[WHAT THE EXERCISE ASKS] Using the material below, copy every line where "this" appears.
########################################
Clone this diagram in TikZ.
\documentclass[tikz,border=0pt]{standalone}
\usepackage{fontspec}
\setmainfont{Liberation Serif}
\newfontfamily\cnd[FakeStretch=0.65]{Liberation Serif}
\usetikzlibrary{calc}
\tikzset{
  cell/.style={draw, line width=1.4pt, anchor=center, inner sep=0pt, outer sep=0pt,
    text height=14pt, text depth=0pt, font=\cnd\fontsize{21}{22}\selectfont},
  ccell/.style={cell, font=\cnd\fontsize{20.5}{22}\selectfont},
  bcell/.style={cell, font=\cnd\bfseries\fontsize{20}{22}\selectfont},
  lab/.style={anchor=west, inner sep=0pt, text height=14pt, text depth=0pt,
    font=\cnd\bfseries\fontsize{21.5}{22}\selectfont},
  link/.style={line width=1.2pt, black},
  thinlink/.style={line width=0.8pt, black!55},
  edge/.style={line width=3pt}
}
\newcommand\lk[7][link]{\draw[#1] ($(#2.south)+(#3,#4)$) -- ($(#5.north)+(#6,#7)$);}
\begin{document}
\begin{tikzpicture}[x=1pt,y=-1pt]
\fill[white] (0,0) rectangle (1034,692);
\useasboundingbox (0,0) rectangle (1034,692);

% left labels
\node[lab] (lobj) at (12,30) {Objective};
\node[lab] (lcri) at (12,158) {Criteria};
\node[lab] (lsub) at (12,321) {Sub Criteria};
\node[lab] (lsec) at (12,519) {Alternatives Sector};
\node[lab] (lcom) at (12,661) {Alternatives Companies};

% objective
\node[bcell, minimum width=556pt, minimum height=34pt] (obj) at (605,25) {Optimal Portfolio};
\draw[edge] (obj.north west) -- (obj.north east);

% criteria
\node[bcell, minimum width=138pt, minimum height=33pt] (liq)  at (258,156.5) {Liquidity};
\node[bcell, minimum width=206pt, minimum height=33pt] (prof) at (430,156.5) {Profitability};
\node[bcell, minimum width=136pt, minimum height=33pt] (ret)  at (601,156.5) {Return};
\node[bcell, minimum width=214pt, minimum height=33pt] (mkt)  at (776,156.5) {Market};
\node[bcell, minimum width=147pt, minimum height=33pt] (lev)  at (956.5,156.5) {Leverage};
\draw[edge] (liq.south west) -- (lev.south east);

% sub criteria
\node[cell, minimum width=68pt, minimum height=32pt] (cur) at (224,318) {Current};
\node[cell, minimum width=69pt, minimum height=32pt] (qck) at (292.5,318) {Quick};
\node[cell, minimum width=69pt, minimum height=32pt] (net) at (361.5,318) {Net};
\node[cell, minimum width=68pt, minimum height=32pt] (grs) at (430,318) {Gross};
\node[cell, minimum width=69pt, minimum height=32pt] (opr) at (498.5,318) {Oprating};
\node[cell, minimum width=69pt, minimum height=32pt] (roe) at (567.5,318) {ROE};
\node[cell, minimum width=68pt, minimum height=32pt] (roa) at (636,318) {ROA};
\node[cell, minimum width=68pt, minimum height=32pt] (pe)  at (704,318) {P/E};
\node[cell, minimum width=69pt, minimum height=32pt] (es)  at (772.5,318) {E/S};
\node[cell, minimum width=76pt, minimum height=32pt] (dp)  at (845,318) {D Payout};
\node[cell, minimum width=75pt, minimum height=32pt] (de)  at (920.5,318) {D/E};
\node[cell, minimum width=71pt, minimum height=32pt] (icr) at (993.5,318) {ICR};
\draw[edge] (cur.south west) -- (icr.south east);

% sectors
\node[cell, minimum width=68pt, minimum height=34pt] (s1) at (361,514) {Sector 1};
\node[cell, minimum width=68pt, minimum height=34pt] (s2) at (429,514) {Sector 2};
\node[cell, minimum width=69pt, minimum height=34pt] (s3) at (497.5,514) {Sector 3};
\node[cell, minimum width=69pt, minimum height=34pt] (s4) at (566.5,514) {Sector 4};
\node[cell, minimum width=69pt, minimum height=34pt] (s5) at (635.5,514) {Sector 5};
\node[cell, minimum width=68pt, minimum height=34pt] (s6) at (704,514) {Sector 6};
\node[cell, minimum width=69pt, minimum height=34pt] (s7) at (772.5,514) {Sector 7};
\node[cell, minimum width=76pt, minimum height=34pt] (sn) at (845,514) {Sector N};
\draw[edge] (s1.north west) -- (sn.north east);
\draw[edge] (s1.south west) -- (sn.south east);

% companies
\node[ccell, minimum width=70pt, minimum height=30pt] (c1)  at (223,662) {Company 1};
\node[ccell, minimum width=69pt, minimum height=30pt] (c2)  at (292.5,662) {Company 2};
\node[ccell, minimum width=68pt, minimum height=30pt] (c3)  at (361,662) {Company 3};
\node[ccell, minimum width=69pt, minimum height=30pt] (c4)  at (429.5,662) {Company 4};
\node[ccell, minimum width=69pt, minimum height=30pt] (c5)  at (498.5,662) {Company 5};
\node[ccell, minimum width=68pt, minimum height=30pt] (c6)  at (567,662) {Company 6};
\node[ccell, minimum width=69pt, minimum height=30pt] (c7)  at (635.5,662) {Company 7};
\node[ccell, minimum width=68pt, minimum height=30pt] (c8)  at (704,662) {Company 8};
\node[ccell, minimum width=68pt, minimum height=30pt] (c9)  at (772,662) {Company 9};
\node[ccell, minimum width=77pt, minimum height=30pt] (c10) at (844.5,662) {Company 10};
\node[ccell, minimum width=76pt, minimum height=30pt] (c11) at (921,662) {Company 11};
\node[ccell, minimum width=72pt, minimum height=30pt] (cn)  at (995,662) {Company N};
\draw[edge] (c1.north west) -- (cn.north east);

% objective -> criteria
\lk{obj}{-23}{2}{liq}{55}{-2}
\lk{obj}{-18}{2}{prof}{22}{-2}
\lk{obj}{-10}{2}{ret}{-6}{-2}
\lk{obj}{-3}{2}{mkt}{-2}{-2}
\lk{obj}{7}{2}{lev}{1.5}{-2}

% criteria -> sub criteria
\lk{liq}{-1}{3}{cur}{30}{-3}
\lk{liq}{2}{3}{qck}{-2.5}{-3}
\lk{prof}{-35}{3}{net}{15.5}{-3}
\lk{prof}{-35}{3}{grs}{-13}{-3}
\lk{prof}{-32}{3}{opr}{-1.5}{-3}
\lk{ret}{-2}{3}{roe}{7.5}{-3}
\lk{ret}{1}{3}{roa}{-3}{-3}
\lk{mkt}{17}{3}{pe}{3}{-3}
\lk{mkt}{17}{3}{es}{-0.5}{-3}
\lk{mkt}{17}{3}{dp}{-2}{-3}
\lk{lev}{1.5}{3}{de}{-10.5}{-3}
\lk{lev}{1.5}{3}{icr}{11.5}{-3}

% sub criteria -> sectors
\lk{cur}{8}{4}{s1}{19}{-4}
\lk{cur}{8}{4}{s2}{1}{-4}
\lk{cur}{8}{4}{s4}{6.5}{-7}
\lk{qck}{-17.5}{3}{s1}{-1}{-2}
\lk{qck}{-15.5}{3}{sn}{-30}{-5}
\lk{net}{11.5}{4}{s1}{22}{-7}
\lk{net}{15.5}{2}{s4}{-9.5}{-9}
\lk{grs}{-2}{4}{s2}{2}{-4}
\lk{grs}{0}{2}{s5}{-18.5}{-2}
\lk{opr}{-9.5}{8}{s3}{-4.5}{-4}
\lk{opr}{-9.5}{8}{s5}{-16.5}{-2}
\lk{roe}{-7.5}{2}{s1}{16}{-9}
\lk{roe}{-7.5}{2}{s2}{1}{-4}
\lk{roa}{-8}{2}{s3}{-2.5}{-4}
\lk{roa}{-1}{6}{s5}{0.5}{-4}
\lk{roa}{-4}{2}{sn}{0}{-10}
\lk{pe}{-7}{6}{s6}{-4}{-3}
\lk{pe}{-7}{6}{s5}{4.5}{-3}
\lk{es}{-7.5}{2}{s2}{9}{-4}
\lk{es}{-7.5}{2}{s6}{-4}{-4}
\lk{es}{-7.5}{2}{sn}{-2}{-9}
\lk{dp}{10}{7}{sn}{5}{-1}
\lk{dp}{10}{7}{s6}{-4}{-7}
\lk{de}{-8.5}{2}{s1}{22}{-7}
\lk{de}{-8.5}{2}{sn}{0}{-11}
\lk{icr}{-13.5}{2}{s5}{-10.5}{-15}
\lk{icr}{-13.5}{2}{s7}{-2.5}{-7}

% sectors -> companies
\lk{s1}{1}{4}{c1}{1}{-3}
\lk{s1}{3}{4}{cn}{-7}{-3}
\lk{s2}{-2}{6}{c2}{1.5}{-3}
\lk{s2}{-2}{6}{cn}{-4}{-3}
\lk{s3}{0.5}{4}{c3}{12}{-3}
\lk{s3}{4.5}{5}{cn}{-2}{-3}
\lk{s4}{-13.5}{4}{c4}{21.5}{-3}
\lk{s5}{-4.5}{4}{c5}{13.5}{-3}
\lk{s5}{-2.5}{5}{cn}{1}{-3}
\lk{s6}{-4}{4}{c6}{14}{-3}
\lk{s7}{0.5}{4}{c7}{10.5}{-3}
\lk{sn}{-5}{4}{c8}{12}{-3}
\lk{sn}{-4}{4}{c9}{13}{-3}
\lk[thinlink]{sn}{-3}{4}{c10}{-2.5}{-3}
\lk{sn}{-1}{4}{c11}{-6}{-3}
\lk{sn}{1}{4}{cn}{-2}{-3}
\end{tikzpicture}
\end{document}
########################################
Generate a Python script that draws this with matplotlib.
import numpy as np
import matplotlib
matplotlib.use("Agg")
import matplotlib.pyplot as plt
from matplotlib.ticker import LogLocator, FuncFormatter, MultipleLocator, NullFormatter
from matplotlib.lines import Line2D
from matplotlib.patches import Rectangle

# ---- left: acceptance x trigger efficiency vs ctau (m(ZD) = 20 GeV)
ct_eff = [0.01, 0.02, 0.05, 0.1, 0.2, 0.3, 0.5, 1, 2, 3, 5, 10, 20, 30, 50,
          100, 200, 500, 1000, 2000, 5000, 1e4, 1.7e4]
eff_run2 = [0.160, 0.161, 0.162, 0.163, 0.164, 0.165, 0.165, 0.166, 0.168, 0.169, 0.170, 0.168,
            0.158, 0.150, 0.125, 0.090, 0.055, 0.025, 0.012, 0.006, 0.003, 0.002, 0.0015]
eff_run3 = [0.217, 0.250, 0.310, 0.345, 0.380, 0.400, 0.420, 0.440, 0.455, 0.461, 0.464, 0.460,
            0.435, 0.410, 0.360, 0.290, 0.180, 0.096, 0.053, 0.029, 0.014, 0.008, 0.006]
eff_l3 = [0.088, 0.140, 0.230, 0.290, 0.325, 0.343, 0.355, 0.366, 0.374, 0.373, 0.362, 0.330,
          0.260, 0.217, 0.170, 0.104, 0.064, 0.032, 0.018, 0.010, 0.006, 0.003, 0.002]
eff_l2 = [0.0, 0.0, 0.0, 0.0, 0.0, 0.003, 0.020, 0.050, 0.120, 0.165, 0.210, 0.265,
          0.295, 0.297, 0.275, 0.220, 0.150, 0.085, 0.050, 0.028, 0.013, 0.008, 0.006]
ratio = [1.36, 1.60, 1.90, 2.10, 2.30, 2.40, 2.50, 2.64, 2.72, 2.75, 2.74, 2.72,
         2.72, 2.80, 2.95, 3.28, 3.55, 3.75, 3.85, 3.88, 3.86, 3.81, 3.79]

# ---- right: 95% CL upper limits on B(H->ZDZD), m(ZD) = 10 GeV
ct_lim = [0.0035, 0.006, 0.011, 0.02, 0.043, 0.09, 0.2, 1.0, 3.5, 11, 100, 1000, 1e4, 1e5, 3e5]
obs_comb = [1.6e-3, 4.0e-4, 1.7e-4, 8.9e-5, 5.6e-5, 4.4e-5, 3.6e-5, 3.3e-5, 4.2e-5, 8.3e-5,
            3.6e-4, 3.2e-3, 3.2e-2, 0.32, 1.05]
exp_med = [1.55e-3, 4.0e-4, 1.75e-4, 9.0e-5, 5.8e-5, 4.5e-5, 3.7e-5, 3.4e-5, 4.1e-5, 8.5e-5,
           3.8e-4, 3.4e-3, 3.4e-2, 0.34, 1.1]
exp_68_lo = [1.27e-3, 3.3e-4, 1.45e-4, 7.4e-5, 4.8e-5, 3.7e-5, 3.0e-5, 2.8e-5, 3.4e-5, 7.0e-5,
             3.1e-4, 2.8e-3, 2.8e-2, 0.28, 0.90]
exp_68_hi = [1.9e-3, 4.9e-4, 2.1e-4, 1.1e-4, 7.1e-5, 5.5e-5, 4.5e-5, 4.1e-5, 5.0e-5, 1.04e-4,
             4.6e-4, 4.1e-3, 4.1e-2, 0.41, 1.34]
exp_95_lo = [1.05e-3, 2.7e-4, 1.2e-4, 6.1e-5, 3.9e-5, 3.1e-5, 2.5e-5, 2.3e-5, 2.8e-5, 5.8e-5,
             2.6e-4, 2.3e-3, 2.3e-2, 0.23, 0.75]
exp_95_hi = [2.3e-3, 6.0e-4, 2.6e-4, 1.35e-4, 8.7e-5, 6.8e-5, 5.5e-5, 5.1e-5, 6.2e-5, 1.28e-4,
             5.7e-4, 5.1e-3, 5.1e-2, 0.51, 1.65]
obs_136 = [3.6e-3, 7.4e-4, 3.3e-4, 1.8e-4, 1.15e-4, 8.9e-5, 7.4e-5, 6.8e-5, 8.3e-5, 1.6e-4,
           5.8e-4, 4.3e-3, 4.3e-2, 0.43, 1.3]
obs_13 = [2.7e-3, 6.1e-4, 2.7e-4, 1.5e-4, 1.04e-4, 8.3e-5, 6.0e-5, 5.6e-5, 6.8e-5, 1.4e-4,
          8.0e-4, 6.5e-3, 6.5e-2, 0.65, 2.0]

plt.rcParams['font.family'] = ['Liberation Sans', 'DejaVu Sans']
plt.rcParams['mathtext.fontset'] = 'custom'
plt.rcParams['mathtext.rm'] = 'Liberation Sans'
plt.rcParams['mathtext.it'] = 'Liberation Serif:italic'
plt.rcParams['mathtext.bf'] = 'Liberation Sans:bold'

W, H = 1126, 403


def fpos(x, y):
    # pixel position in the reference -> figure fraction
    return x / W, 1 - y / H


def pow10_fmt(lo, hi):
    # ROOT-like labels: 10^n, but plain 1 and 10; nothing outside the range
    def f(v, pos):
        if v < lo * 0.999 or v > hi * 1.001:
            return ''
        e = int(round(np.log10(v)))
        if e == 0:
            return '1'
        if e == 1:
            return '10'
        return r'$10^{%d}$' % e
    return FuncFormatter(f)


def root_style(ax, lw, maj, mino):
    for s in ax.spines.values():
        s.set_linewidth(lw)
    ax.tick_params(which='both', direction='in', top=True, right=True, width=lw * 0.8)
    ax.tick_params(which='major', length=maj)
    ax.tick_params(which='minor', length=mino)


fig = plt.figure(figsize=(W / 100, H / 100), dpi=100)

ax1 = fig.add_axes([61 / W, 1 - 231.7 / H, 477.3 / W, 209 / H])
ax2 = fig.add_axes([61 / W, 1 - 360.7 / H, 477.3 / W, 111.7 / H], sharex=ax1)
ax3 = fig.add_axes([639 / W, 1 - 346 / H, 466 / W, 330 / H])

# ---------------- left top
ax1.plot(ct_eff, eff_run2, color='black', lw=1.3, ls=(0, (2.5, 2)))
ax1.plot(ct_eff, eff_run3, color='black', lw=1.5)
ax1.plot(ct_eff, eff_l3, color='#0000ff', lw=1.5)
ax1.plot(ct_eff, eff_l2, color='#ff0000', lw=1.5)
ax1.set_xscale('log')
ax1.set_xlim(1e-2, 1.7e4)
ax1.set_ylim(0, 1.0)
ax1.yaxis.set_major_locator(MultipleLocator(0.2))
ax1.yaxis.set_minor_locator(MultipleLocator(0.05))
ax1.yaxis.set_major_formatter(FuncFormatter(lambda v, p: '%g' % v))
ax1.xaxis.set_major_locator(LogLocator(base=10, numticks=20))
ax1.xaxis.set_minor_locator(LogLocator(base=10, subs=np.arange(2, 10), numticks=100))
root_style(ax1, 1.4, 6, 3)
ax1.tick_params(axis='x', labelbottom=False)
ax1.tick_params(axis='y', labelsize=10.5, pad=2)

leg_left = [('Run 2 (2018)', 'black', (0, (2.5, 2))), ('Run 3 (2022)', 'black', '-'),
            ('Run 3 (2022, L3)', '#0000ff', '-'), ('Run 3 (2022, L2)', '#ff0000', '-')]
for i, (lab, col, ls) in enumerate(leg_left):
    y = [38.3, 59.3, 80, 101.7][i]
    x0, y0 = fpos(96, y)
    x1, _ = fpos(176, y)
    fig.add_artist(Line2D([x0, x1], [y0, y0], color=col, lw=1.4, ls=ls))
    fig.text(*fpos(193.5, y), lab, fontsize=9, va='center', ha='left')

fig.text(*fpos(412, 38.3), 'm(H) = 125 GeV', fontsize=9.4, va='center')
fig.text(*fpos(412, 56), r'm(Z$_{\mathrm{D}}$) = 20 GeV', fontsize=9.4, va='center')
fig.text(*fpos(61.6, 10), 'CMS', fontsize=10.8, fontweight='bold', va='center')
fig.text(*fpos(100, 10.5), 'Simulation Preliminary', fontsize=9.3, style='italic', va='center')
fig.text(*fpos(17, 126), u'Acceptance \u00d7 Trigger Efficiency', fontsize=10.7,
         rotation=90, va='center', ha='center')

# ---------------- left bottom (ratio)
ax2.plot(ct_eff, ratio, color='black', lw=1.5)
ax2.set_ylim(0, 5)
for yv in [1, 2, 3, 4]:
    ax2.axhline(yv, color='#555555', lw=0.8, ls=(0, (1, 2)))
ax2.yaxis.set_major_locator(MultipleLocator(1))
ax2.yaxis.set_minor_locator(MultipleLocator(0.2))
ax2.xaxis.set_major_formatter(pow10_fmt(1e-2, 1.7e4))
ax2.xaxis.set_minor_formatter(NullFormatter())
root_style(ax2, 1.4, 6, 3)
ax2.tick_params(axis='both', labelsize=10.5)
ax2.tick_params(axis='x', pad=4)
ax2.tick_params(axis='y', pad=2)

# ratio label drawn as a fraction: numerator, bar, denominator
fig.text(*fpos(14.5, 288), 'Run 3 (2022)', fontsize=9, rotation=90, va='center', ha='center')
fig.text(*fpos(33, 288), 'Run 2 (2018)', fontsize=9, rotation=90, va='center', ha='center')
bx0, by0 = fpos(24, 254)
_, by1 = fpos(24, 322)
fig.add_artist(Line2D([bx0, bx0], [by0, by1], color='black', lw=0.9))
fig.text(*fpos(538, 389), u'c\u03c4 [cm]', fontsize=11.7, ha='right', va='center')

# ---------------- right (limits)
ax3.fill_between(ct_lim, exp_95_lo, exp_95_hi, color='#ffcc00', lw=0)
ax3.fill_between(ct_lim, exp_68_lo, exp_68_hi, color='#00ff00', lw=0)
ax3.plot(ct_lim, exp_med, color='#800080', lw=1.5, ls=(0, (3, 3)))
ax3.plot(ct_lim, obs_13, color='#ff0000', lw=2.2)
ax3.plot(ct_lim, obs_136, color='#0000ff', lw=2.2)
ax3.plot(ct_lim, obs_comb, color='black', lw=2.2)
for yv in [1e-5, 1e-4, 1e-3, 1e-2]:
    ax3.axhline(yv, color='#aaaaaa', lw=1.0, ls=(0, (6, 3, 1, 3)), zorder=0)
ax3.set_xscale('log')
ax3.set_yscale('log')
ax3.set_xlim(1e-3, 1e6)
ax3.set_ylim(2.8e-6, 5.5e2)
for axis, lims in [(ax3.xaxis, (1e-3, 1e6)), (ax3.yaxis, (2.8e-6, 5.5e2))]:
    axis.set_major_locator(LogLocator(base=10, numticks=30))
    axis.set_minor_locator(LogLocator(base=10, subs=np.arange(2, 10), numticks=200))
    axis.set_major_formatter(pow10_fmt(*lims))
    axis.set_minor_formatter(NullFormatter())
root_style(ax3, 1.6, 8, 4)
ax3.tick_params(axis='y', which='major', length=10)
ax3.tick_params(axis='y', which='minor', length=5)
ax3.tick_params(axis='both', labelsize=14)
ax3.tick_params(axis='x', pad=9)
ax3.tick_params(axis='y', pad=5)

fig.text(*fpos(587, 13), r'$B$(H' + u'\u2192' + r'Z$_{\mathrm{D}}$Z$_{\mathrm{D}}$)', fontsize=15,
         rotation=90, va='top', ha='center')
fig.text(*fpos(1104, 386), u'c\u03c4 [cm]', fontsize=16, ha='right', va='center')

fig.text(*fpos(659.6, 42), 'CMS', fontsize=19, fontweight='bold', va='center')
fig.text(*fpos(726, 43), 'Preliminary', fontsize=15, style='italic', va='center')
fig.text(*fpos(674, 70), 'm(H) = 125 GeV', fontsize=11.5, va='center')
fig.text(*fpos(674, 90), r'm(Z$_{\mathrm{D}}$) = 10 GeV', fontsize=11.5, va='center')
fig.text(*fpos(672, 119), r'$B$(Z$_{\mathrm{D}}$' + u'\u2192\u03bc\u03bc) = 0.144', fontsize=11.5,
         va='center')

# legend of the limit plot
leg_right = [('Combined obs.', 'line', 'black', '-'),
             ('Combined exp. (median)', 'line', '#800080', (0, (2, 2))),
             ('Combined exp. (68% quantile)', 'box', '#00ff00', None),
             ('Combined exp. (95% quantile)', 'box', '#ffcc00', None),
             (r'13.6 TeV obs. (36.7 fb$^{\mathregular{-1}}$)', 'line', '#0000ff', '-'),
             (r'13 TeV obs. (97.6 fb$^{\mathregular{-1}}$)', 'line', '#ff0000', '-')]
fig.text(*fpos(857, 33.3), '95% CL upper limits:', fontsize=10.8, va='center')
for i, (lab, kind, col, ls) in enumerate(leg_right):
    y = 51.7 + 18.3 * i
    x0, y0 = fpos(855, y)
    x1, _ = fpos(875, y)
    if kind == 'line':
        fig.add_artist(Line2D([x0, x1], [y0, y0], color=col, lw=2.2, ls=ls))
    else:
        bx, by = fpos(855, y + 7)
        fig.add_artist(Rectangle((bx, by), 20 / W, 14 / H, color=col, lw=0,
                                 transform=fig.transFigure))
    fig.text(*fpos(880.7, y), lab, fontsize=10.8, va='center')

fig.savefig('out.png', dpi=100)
########################################
[TASK SOLUTION]
Clone this diagram in TikZ.
Generate a Python script that draws this with matplotlib.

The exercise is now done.